_Supplied information_
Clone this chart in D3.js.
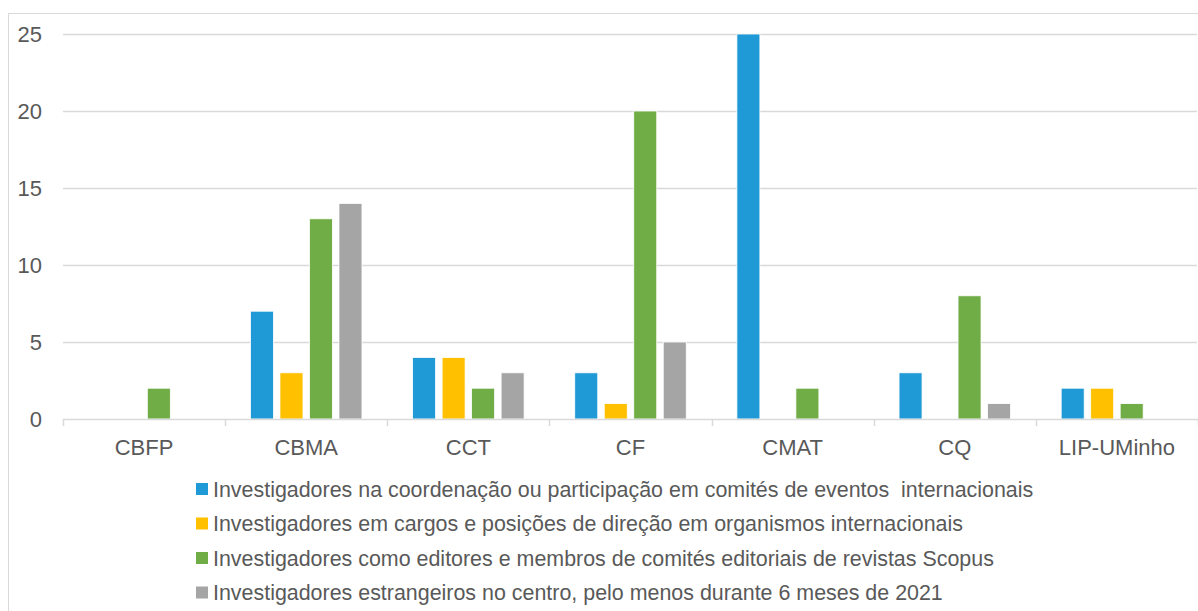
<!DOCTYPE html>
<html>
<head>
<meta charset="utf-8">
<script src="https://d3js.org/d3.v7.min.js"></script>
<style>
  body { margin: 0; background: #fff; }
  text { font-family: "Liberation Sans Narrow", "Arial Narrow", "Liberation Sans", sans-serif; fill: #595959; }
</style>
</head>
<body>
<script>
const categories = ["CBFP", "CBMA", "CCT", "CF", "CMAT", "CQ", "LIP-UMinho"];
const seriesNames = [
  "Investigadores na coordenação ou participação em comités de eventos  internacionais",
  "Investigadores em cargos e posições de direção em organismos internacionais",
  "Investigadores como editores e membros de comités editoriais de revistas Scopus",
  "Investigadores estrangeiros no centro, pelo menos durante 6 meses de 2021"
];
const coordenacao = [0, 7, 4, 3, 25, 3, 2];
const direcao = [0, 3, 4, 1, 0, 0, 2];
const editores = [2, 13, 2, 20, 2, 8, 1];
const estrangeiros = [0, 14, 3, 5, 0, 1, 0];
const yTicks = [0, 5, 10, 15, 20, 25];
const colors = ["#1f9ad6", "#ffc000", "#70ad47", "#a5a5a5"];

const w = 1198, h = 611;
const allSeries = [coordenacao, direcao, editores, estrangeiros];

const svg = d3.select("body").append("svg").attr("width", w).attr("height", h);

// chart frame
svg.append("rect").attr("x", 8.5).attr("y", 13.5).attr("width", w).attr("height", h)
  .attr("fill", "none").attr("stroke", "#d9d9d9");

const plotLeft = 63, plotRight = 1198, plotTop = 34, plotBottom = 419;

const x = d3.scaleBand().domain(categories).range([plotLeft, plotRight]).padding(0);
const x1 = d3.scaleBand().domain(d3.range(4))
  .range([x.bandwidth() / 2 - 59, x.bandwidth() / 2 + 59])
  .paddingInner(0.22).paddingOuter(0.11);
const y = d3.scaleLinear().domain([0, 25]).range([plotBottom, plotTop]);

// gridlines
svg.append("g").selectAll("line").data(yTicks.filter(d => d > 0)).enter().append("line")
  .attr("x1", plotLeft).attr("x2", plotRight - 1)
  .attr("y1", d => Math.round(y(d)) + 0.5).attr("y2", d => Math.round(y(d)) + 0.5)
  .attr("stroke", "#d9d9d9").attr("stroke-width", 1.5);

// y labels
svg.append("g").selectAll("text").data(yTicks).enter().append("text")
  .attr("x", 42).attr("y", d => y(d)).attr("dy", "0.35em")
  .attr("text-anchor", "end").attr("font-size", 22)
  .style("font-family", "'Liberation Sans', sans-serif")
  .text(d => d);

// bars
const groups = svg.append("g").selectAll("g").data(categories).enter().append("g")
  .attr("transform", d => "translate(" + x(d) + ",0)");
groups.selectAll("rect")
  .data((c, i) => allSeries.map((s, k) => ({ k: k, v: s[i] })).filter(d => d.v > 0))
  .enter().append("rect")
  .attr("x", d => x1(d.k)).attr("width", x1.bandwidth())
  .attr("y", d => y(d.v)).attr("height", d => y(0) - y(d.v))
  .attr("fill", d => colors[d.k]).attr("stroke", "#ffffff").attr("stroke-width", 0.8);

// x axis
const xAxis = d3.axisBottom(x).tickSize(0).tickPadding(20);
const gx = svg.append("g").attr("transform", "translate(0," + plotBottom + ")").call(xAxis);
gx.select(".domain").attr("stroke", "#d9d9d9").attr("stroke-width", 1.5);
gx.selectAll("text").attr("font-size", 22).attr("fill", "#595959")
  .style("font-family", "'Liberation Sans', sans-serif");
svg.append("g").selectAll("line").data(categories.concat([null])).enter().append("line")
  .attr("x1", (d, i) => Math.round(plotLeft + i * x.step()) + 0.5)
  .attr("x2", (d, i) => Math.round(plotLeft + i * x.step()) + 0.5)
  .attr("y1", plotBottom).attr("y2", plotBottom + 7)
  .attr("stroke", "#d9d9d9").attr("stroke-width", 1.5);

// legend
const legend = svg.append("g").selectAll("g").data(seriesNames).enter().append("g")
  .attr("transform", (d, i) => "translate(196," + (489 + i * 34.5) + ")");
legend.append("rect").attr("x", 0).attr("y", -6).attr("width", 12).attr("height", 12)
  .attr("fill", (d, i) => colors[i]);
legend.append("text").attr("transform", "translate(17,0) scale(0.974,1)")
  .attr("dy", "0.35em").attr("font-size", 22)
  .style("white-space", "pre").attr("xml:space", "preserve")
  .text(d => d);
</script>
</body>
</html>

_Challenge_
All the material shown above is to be copied exactly, with no pictures carried over.

_Expected answer_
Clone this chart in D3.js.
<!DOCTYPE html>
<html>
<head>
<meta charset="utf-8">
<script src="https://d3js.org/d3.v7.min.js"></script>
<style>
  body { margin: 0; background: #fff; }
  text { font-family: "Liberation Sans Narrow", "Arial Narrow", "Liberation Sans", sans-serif; fill: #595959; }
</style>
</head>
<body>
<script>
const categories = ["CBFP", "CBMA", "CCT", "CF", "CMAT", "CQ", "LIP-UMinho"];
const seriesNames = [
  "Investigadores na coordenação ou participação em comités de eventos  internacionais",
  "Investigadores em cargos e posições de direção em organismos internacionais",
  "Investigadores como editores e membros de comités editoriais de revistas Scopus",
  "Investigadores estrangeiros no centro, pelo menos durante 6 meses de 2021"
];
const coordenacao = [0, 7, 4, 3, 25, 3, 2];
const direcao = [0, 3, 4, 1, 0, 0, 2];
const editores = [2, 13, 2, 20, 2, 8, 1];
const estrangeiros = [0, 14, 3, 5, 0, 1, 0];
const yTicks = [0, 5, 10, 15, 20, 25];
const colors = ["#1f9ad6", "#ffc000", "#70ad47", "#a5a5a5"];

const w = 1198, h = 611;
const allSeries = [coordenacao, direcao, editores, estrangeiros];

const svg = d3.select("body").append("svg").attr("width", w).attr("height", h);

// chart frame
svg.append("rect").attr("x", 8.5).attr("y", 13.5).attr("width", w).attr("height", h)
  .attr("fill", "none").attr("stroke", "#d9d9d9");

const plotLeft = 63, plotRight = 1198, plotTop = 34, plotBottom = 419;

const x = d3.scaleBand().domain(categories).range([plotLeft, plotRight]).padding(0);
const x1 = d3.scaleBand().domain(d3.range(4))
  .range([x.bandwidth() / 2 - 59, x.bandwidth() / 2 + 59])
  .paddingInner(0.22).paddingOuter(0.11);
const y = d3.scaleLinear().domain([0, 25]).range([plotBottom, plotTop]);

// gridlines
svg.append("g").selectAll("line").data(yTicks.filter(d => d > 0)).enter().append("line")
  .attr("x1", plotLeft).attr("x2", plotRight - 1)
  .attr("y1", d => Math.round(y(d)) + 0.5).attr("y2", d => Math.round(y(d)) + 0.5)
  .attr("stroke", "#d9d9d9").attr("stroke-width", 1.5);

// y labels
svg.append("g").selectAll("text").data(yTicks).enter().append("text")
  .attr("x", 42).attr("y", d => y(d)).attr("dy", "0.35em")
  .attr("text-anchor", "end").attr("font-size", 22)
  .style("font-family", "'Liberation Sans', sans-serif")
  .text(d => d);

// bars
const groups = svg.append("g").selectAll("g").data(categories).enter().append("g")
  .attr("transform", d => "translate(" + x(d) + ",0)");
groups.selectAll("rect")
  .data((c, i) => allSeries.map((s, k) => ({ k: k, v: s[i] })).filter(d => d.v > 0))
  .enter().append("rect")
  .attr("x", d => x1(d.k)).attr("width", x1.bandwidth())
  .attr("y", d => y(d.v)).attr("height", d => y(0) - y(d.v))
  .attr("fill", d => colors[d.k]).attr("stroke", "#ffffff").attr("stroke-width", 0.8);

// x axis
const xAxis = d3.axisBottom(x).tickSize(0).tickPadding(20);
const gx = svg.append("g").attr("transform", "translate(0," + plotBottom + ")").call(xAxis);
gx.select(".domain").attr("stroke", "#d9d9d9").attr("stroke-width", 1.5);
gx.selectAll("text").attr("font-size", 22).attr("fill", "#595959")
  .style("font-family", "'Liberation Sans', sans-serif");
svg.append("g").selectAll("line").data(categories.concat([null])).enter().append("line")
  .attr("x1", (d, i) => Math.round(plotLeft + i * x.step()) + 0.5)
  .attr("x2", (d, i) => Math.round(plotLeft + i * x.step()) + 0.5)
  .attr("y1", plotBottom).attr("y2", plotBottom + 7)
  .attr("stroke", "#d9d9d9").attr("stroke-width", 1.5);

// legend
const legend = svg.append("g").selectAll("g").data(seriesNames).enter().append("g")
  .attr("transform", (d, i) => "translate(196," + (489 + i * 34.5) + ")");
legend.append("rect").attr("x", 0).attr("y", -6).attr("width", 12).attr("height", 12)
  .attr("fill", (d, i) => colors[i]);
legend.append("text").attr("transform", "translate(17,0) scale(0.974,1)")
  .attr("dy", "0.35em").attr("font-size", 22)
  .style("white-space", "pre").attr("xml:space", "preserve")
  .text(d => d);
</script>
</body>
</html>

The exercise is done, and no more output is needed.